Python’s RE engine caches compiled expressions, but it’s usually a good idea to move the cache lookup out of the inner loop anyway. And while we’re at it, we can move the method lookup out of the loop as well:

pat = r"GET /ongoing/When/\d\d\dx/(\d\d\d\d/\d\d/\d\d/[^ .]+) "
search = re.compile(pat).search

matches = (search(line) for line in file("o10k.ap"))

With these changes, the script finishes in 4.1 seconds.

Skipping lines that cannot match #

Somewhat less obvious is the fact that we can use Python’s in operator to filter out lines that cannot match:

matches = (search(line) for line in file("o10k.ap")
    if "GET /ongoing/When" in line)

The RE engine does indeed use special code for literal prefixes, but the sublinear substring search algorithm that was introduced in 2.5 is a lot faster in cases like this, so this simple change gives a noticable speedup; the script now runs in 2.9 seconds.

Reading files in binary mode (Windows) #

On Windows (and in theory, on other platforms that distinguish between text files and binary files), data read via the standard file object are scanned for Windows-style line endings (“\r\n”). Any such character combination is then translated to a single newline, for consistency.

This is of course very convenient, since it allows you to treat text files in the same way no matter what platform you’re on, but on files this large, the performance penality is starting to get noticable.

We can turn this off simply by passing in the “rb” flag (read binary) to the open function.

matches = (search(line) for line in file("o10k.ap", "rb")
    if "GET /ongoing/When" in line)

The file object will still break things up in lines, and our code doesn’t look at the line endings, so we still get the same result. Just a bit quicker.

The Code #

Here’s the final version of Santiago’s script:

import re
from collections import defaultdict

FILE = "o1000k.ap"

pat = re.compile(r"GET /ongoing/When/\d\d\dx/(\d\d\d\d/\d\d/\d\d/[^ .]+) ")

search = pat.search

# map
matches = (search(line) for line in file(FILE, "rb") if "GET /ongoing/When" in line)
mapp    = (match.group(1) for match in matches if match)

# reduce
count = defaultdict(int)
for page in mapp:
    count[page] +=1

for key in sorted(count, key=count.get)[:10]:
    print "%40s = %s" % (key, count[key])

To get a version that’s set up for benchmarking, get the wf-2.py file from this directory:

http://svn.effbot.org/public/stuff/sandbox/wide-finder/

This version of the script finishes in 1.9 seconds. This is a 3.5x speedup over Santiago’s version, and over 250x faster than Tim’s Erlang version. Pretty good for a short single-threaded script, don’t you think?

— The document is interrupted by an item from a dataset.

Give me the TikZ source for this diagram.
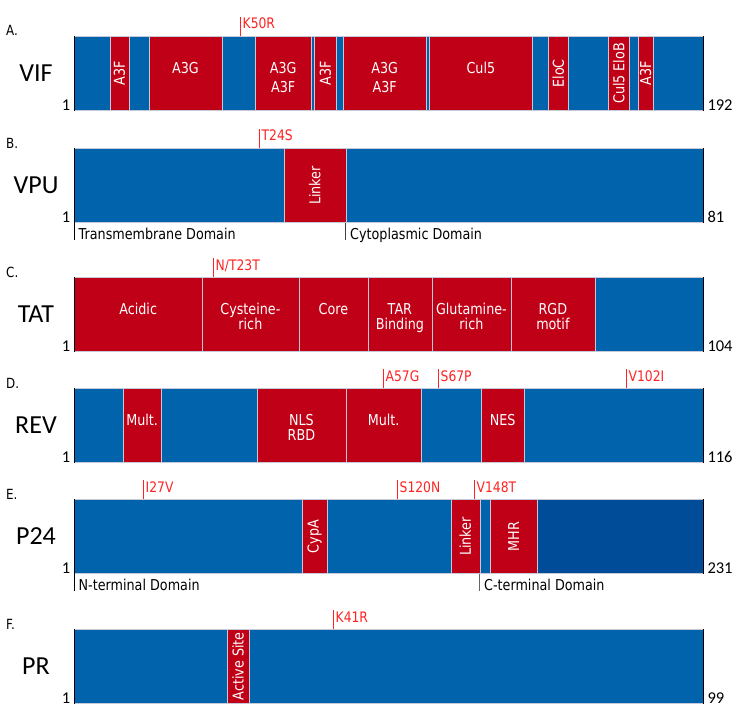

But I’m running this on a Core Duo machine. Two CPU cores, that is. What about using them both for this task?

A Multi-Threaded Python Solution #

To run multiple subtasks in parallel, we need to split the task up in some way. Since the program reads a single text file, the easiest way to do that is to split the file into multiple pieces on the way in. Here’s a simple function that rushes through the file, splitting it up in 1 megabyte chunks, and returns chunk offsets and sizes:

def getchunks(file, size=1024*1024):
    f = open(file)
    while 1:
        start = f.tell()
        f.seek(size, 1)
        s = f.readline()
        yield start, f.tell() - start
        if not s:
            break

By default, this splits the file in megabyte-sized chunks:

>>> for chunk in getchunks("o1000k.ap"):
...     print chunk
(0L, 1048637L)
(1048637L, 1048810L)
(2097447L, 1048793L)
(3146240L, 1048603L)

Note the use of readline to make sure that each chunk ends at a newline character. (Without this, there’s a small chance that we’ll miss some entries here and there. This is probably not much of a problem in practice, but let’s stick to the exact solution for now.)

So, given a list of chunks, we need something that takes a chunk, and produces a partial result. Here’s a first attempt, where the map and reduce steps are combined into a single loop:

pat = re.compile(...)

def process(file, chunk):
    f = open(file)
    f.seek(chunk[0])
    d = defaultdict(int)
    search = pat.search
    for line in f.read(chunk[1]).splitlines():
        if "GET /ongoing/When" in line:
            m = search(line)
            if m:
                d[m.group(1)] += 1
    return d

Note that we cannot loop over the file itself, since we need to stop when we reach the end of it. The above version solves this by reading the entire chunk, and then splitting it into lines.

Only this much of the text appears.